Transcribe all of the data exactly. Omit the pictures.

>> START Recorded information

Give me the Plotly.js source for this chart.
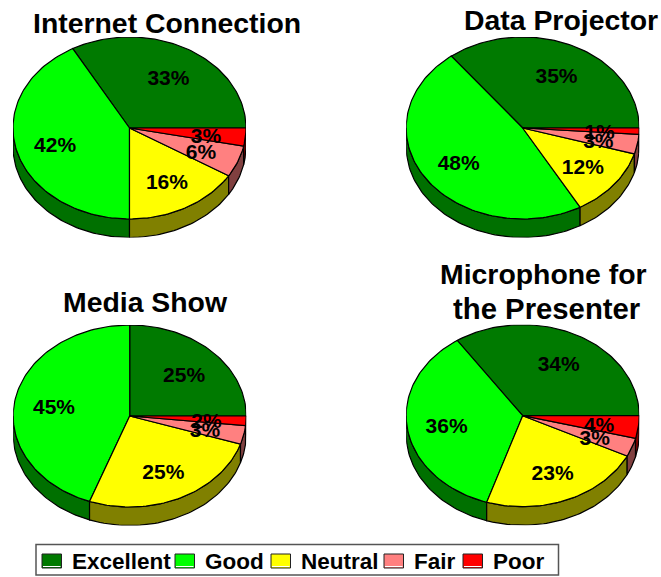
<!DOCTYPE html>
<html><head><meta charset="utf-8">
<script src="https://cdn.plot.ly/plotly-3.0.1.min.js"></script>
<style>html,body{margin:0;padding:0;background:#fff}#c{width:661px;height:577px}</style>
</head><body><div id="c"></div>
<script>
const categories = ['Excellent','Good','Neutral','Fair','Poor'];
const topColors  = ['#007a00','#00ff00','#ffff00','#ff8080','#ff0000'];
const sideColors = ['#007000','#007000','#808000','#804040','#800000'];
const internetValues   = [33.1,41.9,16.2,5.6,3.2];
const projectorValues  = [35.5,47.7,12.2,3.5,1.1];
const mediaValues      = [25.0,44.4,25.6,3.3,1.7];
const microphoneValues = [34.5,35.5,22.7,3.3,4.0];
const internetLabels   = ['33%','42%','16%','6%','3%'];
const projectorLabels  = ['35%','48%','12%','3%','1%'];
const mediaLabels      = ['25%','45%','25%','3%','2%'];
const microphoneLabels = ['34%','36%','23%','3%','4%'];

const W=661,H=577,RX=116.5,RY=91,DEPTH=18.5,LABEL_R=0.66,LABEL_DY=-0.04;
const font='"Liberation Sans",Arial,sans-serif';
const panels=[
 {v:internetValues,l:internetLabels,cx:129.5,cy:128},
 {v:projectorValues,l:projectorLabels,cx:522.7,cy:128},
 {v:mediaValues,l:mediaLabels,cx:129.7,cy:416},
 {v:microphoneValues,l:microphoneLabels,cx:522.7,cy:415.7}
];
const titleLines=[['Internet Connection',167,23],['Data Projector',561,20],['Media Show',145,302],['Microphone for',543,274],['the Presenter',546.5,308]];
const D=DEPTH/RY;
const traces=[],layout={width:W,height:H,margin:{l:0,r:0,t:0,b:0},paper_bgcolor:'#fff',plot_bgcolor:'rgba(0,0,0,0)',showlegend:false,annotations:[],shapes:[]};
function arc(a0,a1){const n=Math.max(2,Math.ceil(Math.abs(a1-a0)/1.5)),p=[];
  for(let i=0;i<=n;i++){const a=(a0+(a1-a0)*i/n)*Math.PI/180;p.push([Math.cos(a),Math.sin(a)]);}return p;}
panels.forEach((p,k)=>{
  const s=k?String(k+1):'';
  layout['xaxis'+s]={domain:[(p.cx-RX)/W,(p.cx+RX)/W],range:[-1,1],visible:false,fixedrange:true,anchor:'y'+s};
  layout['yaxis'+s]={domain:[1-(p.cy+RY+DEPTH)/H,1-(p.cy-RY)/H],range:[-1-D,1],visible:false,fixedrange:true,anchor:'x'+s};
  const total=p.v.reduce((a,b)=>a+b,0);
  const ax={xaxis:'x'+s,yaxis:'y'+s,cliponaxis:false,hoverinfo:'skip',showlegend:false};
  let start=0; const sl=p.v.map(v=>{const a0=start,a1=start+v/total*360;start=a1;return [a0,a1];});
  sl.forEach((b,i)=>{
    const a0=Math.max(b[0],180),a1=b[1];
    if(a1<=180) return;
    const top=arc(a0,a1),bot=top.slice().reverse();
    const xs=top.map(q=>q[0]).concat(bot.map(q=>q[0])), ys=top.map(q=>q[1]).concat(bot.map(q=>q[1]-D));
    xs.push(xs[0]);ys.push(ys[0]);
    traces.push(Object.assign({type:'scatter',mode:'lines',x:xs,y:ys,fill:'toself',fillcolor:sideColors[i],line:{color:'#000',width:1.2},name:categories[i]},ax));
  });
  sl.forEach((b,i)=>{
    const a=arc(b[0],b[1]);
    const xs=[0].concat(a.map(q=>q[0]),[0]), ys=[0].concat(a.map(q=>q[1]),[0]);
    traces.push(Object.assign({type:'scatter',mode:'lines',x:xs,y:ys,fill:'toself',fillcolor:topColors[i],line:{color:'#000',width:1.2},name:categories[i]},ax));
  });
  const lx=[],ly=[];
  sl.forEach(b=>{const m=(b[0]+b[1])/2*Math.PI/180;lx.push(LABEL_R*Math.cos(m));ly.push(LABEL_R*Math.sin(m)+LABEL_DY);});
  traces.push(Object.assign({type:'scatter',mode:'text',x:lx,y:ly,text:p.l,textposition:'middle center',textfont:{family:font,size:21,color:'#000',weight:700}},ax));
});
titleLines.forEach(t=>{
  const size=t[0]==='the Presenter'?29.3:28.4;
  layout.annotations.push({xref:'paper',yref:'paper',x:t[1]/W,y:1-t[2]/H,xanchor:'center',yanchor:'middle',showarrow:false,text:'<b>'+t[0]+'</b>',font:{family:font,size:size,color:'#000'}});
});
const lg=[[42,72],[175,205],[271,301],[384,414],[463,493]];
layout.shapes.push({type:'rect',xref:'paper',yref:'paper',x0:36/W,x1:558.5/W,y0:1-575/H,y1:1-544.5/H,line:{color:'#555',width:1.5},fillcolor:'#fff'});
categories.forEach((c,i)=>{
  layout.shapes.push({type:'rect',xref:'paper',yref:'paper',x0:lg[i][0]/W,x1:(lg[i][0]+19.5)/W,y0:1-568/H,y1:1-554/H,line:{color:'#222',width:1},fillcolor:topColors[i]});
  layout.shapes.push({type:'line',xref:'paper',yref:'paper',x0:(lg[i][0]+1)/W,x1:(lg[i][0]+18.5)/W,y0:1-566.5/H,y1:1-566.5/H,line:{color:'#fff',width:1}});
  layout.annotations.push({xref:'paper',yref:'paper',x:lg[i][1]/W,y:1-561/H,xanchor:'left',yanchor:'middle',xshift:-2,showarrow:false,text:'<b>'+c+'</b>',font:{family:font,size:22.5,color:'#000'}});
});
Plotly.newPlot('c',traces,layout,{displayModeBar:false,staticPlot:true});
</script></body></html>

>> END Recorded information

▸ **Written response**:
Give me the Plotly.js source for this chart.
<!DOCTYPE html>
<html><head><meta charset="utf-8">
<script src="https://cdn.plot.ly/plotly-3.0.1.min.js"></script>
<style>html,body{margin:0;padding:0;background:#fff}#c{width:661px;height:577px}</style>
</head><body><div id="c"></div>
<script>
const categories = ['Excellent','Good','Neutral','Fair','Poor'];
const topColors  = ['#007a00','#00ff00','#ffff00','#ff8080','#ff0000'];
const sideColors = ['#007000','#007000','#808000','#804040','#800000'];
const internetValues   = [33.1,41.9,16.2,5.6,3.2];
const projectorValues  = [35.5,47.7,12.2,3.5,1.1];
const mediaValues      = [25.0,44.4,25.6,3.3,1.7];
const microphoneValues = [34.5,35.5,22.7,3.3,4.0];
const internetLabels   = ['33%','42%','16%','6%','3%'];
const projectorLabels  = ['35%','48%','12%','3%','1%'];
const mediaLabels      = ['25%','45%','25%','3%','2%'];
const microphoneLabels = ['34%','36%','23%','3%','4%'];

const W=661,H=577,RX=116.5,RY=91,DEPTH=18.5,LABEL_R=0.66,LABEL_DY=-0.04;
const font='"Liberation Sans",Arial,sans-serif';
const panels=[
 {v:internetValues,l:internetLabels,cx:129.5,cy:128},
 {v:projectorValues,l:projectorLabels,cx:522.7,cy:128},
 {v:mediaValues,l:mediaLabels,cx:129.7,cy:416},
 {v:microphoneValues,l:microphoneLabels,cx:522.7,cy:415.7}
];
const titleLines=[['Internet Connection',167,23],['Data Projector',561,20],['Media Show',145,302],['Microphone for',543,274],['the Presenter',546.5,308]];
const D=DEPTH/RY;
const traces=[],layout={width:W,height:H,margin:{l:0,r:0,t:0,b:0},paper_bgcolor:'#fff',plot_bgcolor:'rgba(0,0,0,0)',showlegend:false,annotations:[],shapes:[]};
function arc(a0,a1){const n=Math.max(2,Math.ceil(Math.abs(a1-a0)/1.5)),p=[];
  for(let i=0;i<=n;i++){const a=(a0+(a1-a0)*i/n)*Math.PI/180;p.push([Math.cos(a),Math.sin(a)]);}return p;}
panels.forEach((p,k)=>{
  const s=k?String(k+1):'';
  layout['xaxis'+s]={domain:[(p.cx-RX)/W,(p.cx+RX)/W],range:[-1,1],visible:false,fixedrange:true,anchor:'y'+s};
  layout['yaxis'+s]={domain:[1-(p.cy+RY+DEPTH)/H,1-(p.cy-RY)/H],range:[-1-D,1],visible:false,fixedrange:true,anchor:'x'+s};
  const total=p.v.reduce((a,b)=>a+b,0);
  const ax={xaxis:'x'+s,yaxis:'y'+s,cliponaxis:false,hoverinfo:'skip',showlegend:false};
  let start=0; const sl=p.v.map(v=>{const a0=start,a1=start+v/total*360;start=a1;return [a0,a1];});
  sl.forEach((b,i)=>{
    const a0=Math.max(b[0],180),a1=b[1];
    if(a1<=180) return;
    const top=arc(a0,a1),bot=top.slice().reverse();
    const xs=top.map(q=>q[0]).concat(bot.map(q=>q[0])), ys=top.map(q=>q[1]).concat(bot.map(q=>q[1]-D));
    xs.push(xs[0]);ys.push(ys[0]);
    traces.push(Object.assign({type:'scatter',mode:'lines',x:xs,y:ys,fill:'toself',fillcolor:sideColors[i],line:{color:'#000',width:1.2},name:categories[i]},ax));
  });
  sl.forEach((b,i)=>{
    const a=arc(b[0],b[1]);
    const xs=[0].concat(a.map(q=>q[0]),[0]), ys=[0].concat(a.map(q=>q[1]),[0]);
    traces.push(Object.assign({type:'scatter',mode:'lines',x:xs,y:ys,fill:'toself',fillcolor:topColors[i],line:{color:'#000',width:1.2},name:categories[i]},ax));
  });
  const lx=[],ly=[];
  sl.forEach(b=>{const m=(b[0]+b[1])/2*Math.PI/180;lx.push(LABEL_R*Math.cos(m));ly.push(LABEL_R*Math.sin(m)+LABEL_DY);});
  traces.push(Object.assign({type:'scatter',mode:'text',x:lx,y:ly,text:p.l,textposition:'middle center',textfont:{family:font,size:21,color:'#000',weight:700}},ax));
});
titleLines.forEach(t=>{
  const size=t[0]==='the Presenter'?29.3:28.4;
  layout.annotations.push({xref:'paper',yref:'paper',x:t[1]/W,y:1-t[2]/H,xanchor:'center',yanchor:'middle',showarrow:false,text:'<b>'+t[0]+'</b>',font:{family:font,size:size,color:'#000'}});
});
const lg=[[42,72],[175,205],[271,301],[384,414],[463,493]];
layout.shapes.push({type:'rect',xref:'paper',yref:'paper',x0:36/W,x1:558.5/W,y0:1-575/H,y1:1-544.5/H,line:{color:'#555',width:1.5},fillcolor:'#fff'});
categories.forEach((c,i)=>{
  layout.shapes.push({type:'rect',xref:'paper',yref:'paper',x0:lg[i][0]/W,x1:(lg[i][0]+19.5)/W,y0:1-568/H,y1:1-554/H,line:{color:'#222',width:1},fillcolor:topColors[i]});
  layout.shapes.push({type:'line',xref:'paper',yref:'paper',x0:(lg[i][0]+1)/W,x1:(lg[i][0]+18.5)/W,y0:1-566.5/H,y1:1-566.5/H,line:{color:'#fff',width:1}});
  layout.annotations.push({xref:'paper',yref:'paper',x:lg[i][1]/W,y:1-561/H,xanchor:'left',yanchor:'middle',xshift:-2,showarrow:false,text:'<b>'+c+'</b>',font:{family:font,size:22.5,color:'#000'}});
});
Plotly.newPlot('c',traces,layout,{displayModeBar:false,staticPlot:true});
</script></body></html>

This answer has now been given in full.